NIST’s NCCoE project focuses on responding, recovering from cyber attacks within manufacturing sector

NIST’s NCCoE project focuses on responding, recovering from cyber attacks within manufacturing sector

NIST’s National Cybersecurity Center of Excellence (NCCoE) unit has released a ‘project description’ to assist manufacturers in responding to and recovering from a cyber attack within the sector.
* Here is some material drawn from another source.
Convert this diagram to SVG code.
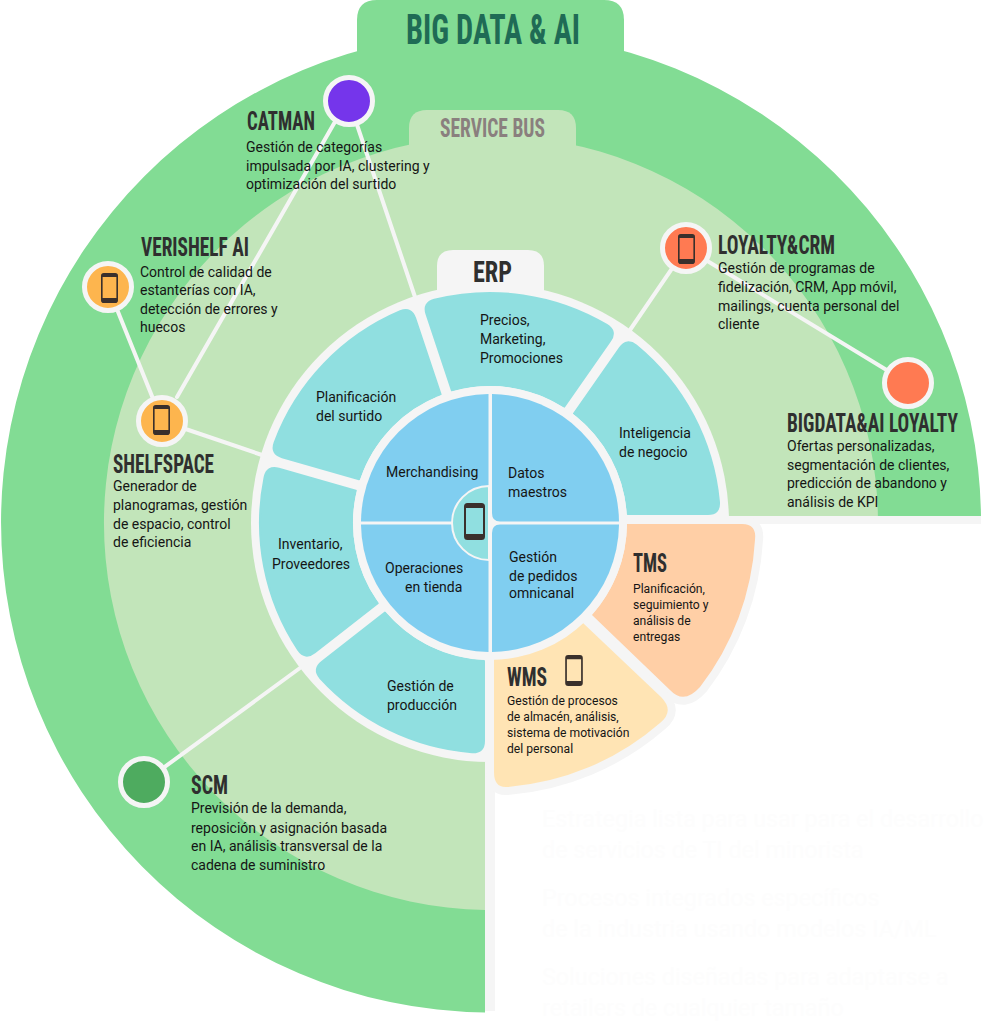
<svg xmlns="http://www.w3.org/2000/svg" width="991" height="1024" viewBox="0 0 991 1024">
<style>
text{font-family:"Roboto","Liberation Sans",sans-serif;fill:#151515;font-size:15px}
text:not(.t):not(.f){transform-box:fill-box;transform-origin:left center;transform:scaleX(.935)}
.t{font-family:"Liberation Sans Narrow","Roboto Condensed","Roboto",sans-serif;font-weight:700;font-size:26px;fill:#2f2f2f}
.s{font-size:13px}
.f{font-size:23.3px;fill:#fdfdfd}
.sec{fill:#90DFE0;stroke:#90DFE0;stroke-width:2;stroke-linejoin:round}
.q{fill:#80CEF0}
.ring{fill:none;stroke:#F5F5F5;stroke-width:4;stroke-linecap:round}
.w{fill:#F5F5F5}
.n{stroke:#F5F5F5;stroke-width:5}
.ph{fill:#3a302c;fill-rule:evenodd}
.out{stroke:#F5F5F5;stroke-width:16;stroke-linejoin:round;paint-order:stroke}
</style>
<defs>
<symbol id="phone" viewBox="0 0 21 37" overflow="visible">
<path class="ph" d="M3.5 0H17.5A3.5 3.5 0 0 1 21 3.5V33.5A3.5 3.5 0 0 1 17.5 37H3.5A3.5 3.5 0 0 1 0 33.5V3.5A3.5 3.5 0 0 1 3.5 0ZM2 5V31H19V5Z"/>
</symbol>
</defs>
<g id="background">
<path d="M485 1012.5A490 490 0 1 1 981 516H485Z" fill="#82DC94"/>
<path d="M357 60V20Q357 0 377 0H604Q624 0 624 20V60Z" fill="#82DC94"/>
<path d="M485 909.9A387 387 0 1 1 877.9 516H485Z" fill="#C2E5BA"/>
<path d="M409 150V128Q409 110 427 110H558Q576 110 576 128V150Z" fill="#C2E5BA"/>
<rect x="485" y="516" width="496" height="8" class="w"/>
<rect x="485" y="516" width="10" height="495" class="w"/>
</g>
<g id="connectors">
<path class="ring" d="M349 101L415 297M336 120L177 397M108 287L162 421M162 421L262 455M686 248L630 330M686 248L908 383M144 782L300 668"/>
</g>
<g id="erp-ring">
<circle cx="490" cy="523" r="239" class="w"/>
<path d="M437 300V266Q437 250 453 250H528Q544 250 544 266V300Z" class="w"/>
</g>
<g id="sector-inteligencia"><path class="sec" d="M627.7 514H708Q719.8 514 719 502A230 230 0 0 0 636.3 345.5Q626.8 338.1 619.9 347.9L574 413.5A138 138 0 0 1 627.7 514Z"/><text x="619" y="438">Inteligencia</text><text x="619" y="457">de negocio</text></g>
<g id="sector-precios"><path class="sec" d="M610.1 341Q617 331.3 606.8 324.9A230 230 0 0 0 434.3 299.8Q422.7 303 426.6 314.4L451.9 390.4A138 138 0 0 1 564.2 406.6Z"/><text x="480" y="325">Precios,</text><text x="480" y="344">Marketing,</text><text x="480" y="363">Promociones</text></g>
<g id="sector-planificacion"><path class="sec" d="M415.2 318.3Q411.4 306.8 400.2 311.3A230 230 0 0 0 274.6 442.5Q270.6 453.9 282.2 457.2L359.1 479.2A138 138 0 0 1 440.6 394.2Z"/><text x="316" y="402">Planificación</text><text x="316" y="421">del surtido</text></g>
<g id="sector-inventario"><path class="sec" d="M278.9 468.7Q267.3 465.4 264.6 477.1A230 230 0 0 0 298.2 650Q305.1 659.9 314.6 652.4L377.7 603.2A138 138 0 0 1 355.8 490.8Z"/><text x="278" y="549">Inventario,</text><text x="272" y="569">Proveedores</text></g>
<g id="sector-produccion"><path class="sec" d="M322 661.9Q312.5 669.3 320.4 678.3A230 230 0 0 0 472 752.3Q484 752.9 484 741V660.9A138 138 0 0 1 385 612.6Z"/><text x="387" y="691">Gestión de</text><text x="387" y="710">producción</text></g>
<g id="tms">
<path class="out" d="M627 524H742Q757 524 755 540A266 266 0 0 1 700 687Q684 705 670 690L592 615A140 140 0 0 0 627 524Z" fill="#FFCFA6"/>
<text class="t" x="633" y="572" textLength="34" lengthAdjust="spacingAndGlyphs">TMS</text>
<text class="s" x="633" y="593">Planificación,</text><text class="s" x="633" y="609">seguimiento y</text><text class="s" x="633" y="625">análisis de</text><text class="s" x="633" y="641">entregas</text>
</g>
<g id="wms">
<path class="out" d="M583 623L661 697Q675 711 660 723A264 264 0 0 1 507 787Q494 788 494 772V659A137 137 0 0 0 583 623Z" fill="#FFE4B4"/>
<text class="t" x="507" y="686" textLength="40" lengthAdjust="spacingAndGlyphs">WMS</text>
<use href="#phone" x="565" y="655" width="18" height="31"/>
<text class="s" x="507" y="705">Gestión de procesos</text><text class="s" x="507" y="721">de almacén, análisis,</text><text class="s" x="507" y="737">sistema de motivación</text><text class="s" x="507" y="753">del personal</text>
</g>
<g id="core">
<circle cx="490" cy="523" r="137" class="w"/>
<path class="q" d="M488.500 394A129 129 0 0 0 361 521.500H488.500Z"/>
<path class="q" d="M492 394A129 129 0 0 1 619 521.500H500Q492 521.500 492 513Z"/>
<path class="q" d="M488.500 524.500H361A129 129 0 0 0 488.500 652Z"/>
<path class="q" d="M492 533Q492 524.500 500 524.500H619A129 129 0 0 1 492 652Z"/>
<path d="M489 486A37 37 0 0 0 489 560Z" fill="#90DFE0" stroke="#F5F5F5" stroke-width="2"/>
<use href="#phone" x="464" y="503" width="21" height="37"/>
<text x="386" y="477">Merchandising</text>
<text x="508" y="478">Datos</text><text x="508" y="497">maestros</text>
<text x="385" y="573">Operaciones</text><text x="405" y="592">en tienda</text>
<text x="509" y="562">Gestión</text><text x="509" y="581">de pedidos</text><text x="509" y="598">omnicanal</text>
</g>
<g id="node-catman"><circle class="n" cx="349" cy="101" r="23.5" fill="#7535EB"/>
<text class="t" x="247" y="130" textLength="68" lengthAdjust="spacingAndGlyphs">CATMAN</text>
<text x="246" y="152">Gestión de categorías</text><text x="246" y="171">impulsada por IA, clustering y</text><text x="246" y="189">optimización del surtido</text></g>
<g id="node-verishelf"><circle class="n" cx="108" cy="287" r="23.5" fill="#FDB54E"/><use href="#phone" x="101" y="272" width="17" height="32"/>
<text class="t" x="141" y="256" textLength="108" lengthAdjust="spacingAndGlyphs">VERISHELF AI</text>
<text x="140" y="277">Control de calidad de</text><text x="140" y="295">estanterías con IA,</text><text x="140" y="314">detección de errores y</text><text x="140" y="332">huecos</text></g>
<g id="node-shelfspace"><circle class="n" cx="162" cy="421" r="23.5" fill="#FDB54E"/><use href="#phone" x="153" y="404" width="17" height="32"/>
<text class="t" x="113" y="473" textLength="101" lengthAdjust="spacingAndGlyphs">SHELFSPACE</text>
<text x="113" y="491">Generador de</text><text x="113" y="510">planogramas, gestión</text><text x="113" y="529">de espacio, control</text><text x="113" y="547">de eficiencia</text></g>
<g id="node-loyalty"><circle class="n" cx="686" cy="248" r="23.5" fill="#FF7A52"/><use href="#phone" x="678" y="233" width="17" height="32"/>
<text class="t" x="718" y="254" textLength="117" lengthAdjust="spacingAndGlyphs">LOYALTY&amp;CRM</text>
<text x="718" y="273">Gestión de programas de</text><text x="718" y="292">fidelización, CRM, App móvil,</text><text x="718" y="311">mailings, cuenta personal del</text><text x="718" y="329">cliente</text></g>
<g id="node-bigdata"><circle class="n" cx="908" cy="383" r="23.5" fill="#FF7A52"/>
<text class="t" x="787" y="432" textLength="171" lengthAdjust="spacingAndGlyphs">BIGDATA&amp;AI LOYALTY</text>
<text x="787" y="451">Ofertas personalizadas,</text><text x="787" y="470">segmentación de clientes,</text><text x="787" y="488">predicción de abandono y</text><text x="787" y="507">análisis de KPI</text></g>
<g id="node-scm"><circle class="n" cx="144" cy="782" r="23.5" fill="#4EAB5F"/>
<text class="t" x="191" y="794" textLength="37" lengthAdjust="spacingAndGlyphs">SCM</text>
<text x="191" y="813">Previsión de la demanda,</text><text x="191" y="833">reposición y asignación basada</text><text x="191" y="851">en IA, análisis transversal de la</text><text x="191" y="870">cadena de suministro</text></g>
<g id="labels">
<text class="t" x="406" y="44" textLength="174" lengthAdjust="spacingAndGlyphs" style="font-size:42px;fill:#1F6B55">BIG DATA &amp; AI</text>
<text class="t" x="440" y="137" textLength="105" lengthAdjust="spacingAndGlyphs" style="fill:#8A7F7E">SERVICE BUS</text>
<text class="t" x="473" y="282" textLength="39" lengthAdjust="spacingAndGlyphs" style="font-size:30px">ERP</text>
<text class="f" x="542" y="827">Estrategia lista para usar para el desarrollo</text>
<text class="f" x="542" y="858">de servicios de TI del minorista</text>
<text class="f" x="542" y="906">Procesos integrados específicos</text>
<text class="f" x="542" y="937">de la industria usando modelos IA/ML</text>
<text class="f" x="542" y="985">Soluciones diseñadas para adaptarse a</text>
<text class="f" x="542" y="1016">retailers de cualquier tamaño</text>
</g>
</svg>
The NCCoE project calls upon organizations to review the draft publications during public comment periods and provide feedback by Apr. 14.

“The NCCoE—in collaboration with members of the business community and vendors of cybersecurity solutions—will identify standards-based, commercially available and open-source hardware and software components to design a manufacturing lab environment to address the challenge of responding to and recovering from a cyber attack of an ICS environment,” the NCCoE said in the document. “The goal of this project is to demonstrate a means to recover equipment from cyber attacks and restore operations,” it added. 

The NCCoE project will result in a publicly available National Institute of Standards and Technology (NIST) Cybersecurity Practice Guide that offers a detailed implementation guide of the practical steps needed to implement a cybersecurity reference design that addresses the challenge. In addition, the project will build upon NIST Special Publication 1800-10: ‘Protecting Information and System Integrity in Industrial Control System Environments’ by identifying and demonstrating capabilities to improve response to and recovery from cyber attacks in the industrial control systems (ICS) environment.

To address the cybersecurity challenges facing the manufacturing sector, the NCCoE, a wing of the NIST, was launched in alliance with NIST’s Engineering Laboratory (EL) and cybersecurity technology providers. The NCCoE is a collaborative hub where industry organizations, government agencies, and academic institutions address businesses’ most pressing cybersecurity challenges.

The purpose behind the NCCoE project is to demonstrate how to operationalize the NIST framework for improving critical infrastructure cybersecurity (CSF) functions and categories in a scaled-down version of targeted manufacturing industrial environments, the NCCoE document said. “Multiple systems need to work together to recover when data integrity is compromised. This project explores methods to effectively restore data corruption in commodity components (applications and software configurations) as well as custom applications and data,” it added. 

The NCCoE project considers that manufacturing systems are often interconnected and mutually dependent systems and vital to the nation’s economic security. The ICS systems that run in manufacturing environments are vital to the operations of the nation’s critical infrastructures and essential to the nation’s economic security. Considering the current era of Industry 4.0, enterprises are connecting business systems and IT networks to ICS networks to improve business agility and operational efficiency.

“However, recent attacks on ICS have shown that the cyber criminals are pivoting into the ICS environment from the business systems and IT networks,” the NCCoE project document said. “Most ICS systems have been historically isolated from the business systems and IT networks, and therefore, were not designed to withstand cyber attacks.”

The cyber risk mitigation technologies used in the IT networks are often not suitable for ICS networks because of the real-time and deterministic nature of the ICS, the document said. “This project will provide guidance for manufacturing organizations to design environments incorporating cyber attack risk mitigation appropriate for ICS cybersecurity concerns,” the NCCoE project document added.

Acknowledging these concerns, the NCCoE seeks to work with industry through consortia under cooperative research and development agreements with technology partners from Fortune 500 market leaders to smaller companies specializing in ICS security, the document said. “The aim is to solve these challenges by demonstrating practical applications of cybersecurity technologies in a scaled-down version of a manufacturing environment,” it added.

Implementations that provide recovery solutions and procedures need to acknowledge that restoration procedures that involve the use of backups are designed to restore the system to some previous state, but the ‘last known good state’ may not necessarily be free of vulnerabilities, the NCCoE project document said. Vulnerabilities may exist in backup data, or the backup data may be compromised while in storage, or dormant or inactive malware may exist in backup data, it added.

Last October, the NCCoE released a draft cybersecurity guide to protect information and system integrity in ICS environments and offer cybersecurity for the manufacturing sector. The guide contained four different example solutions applicable to a range of manufacturing environments, focusing on discrete and continuous manufacturing processes.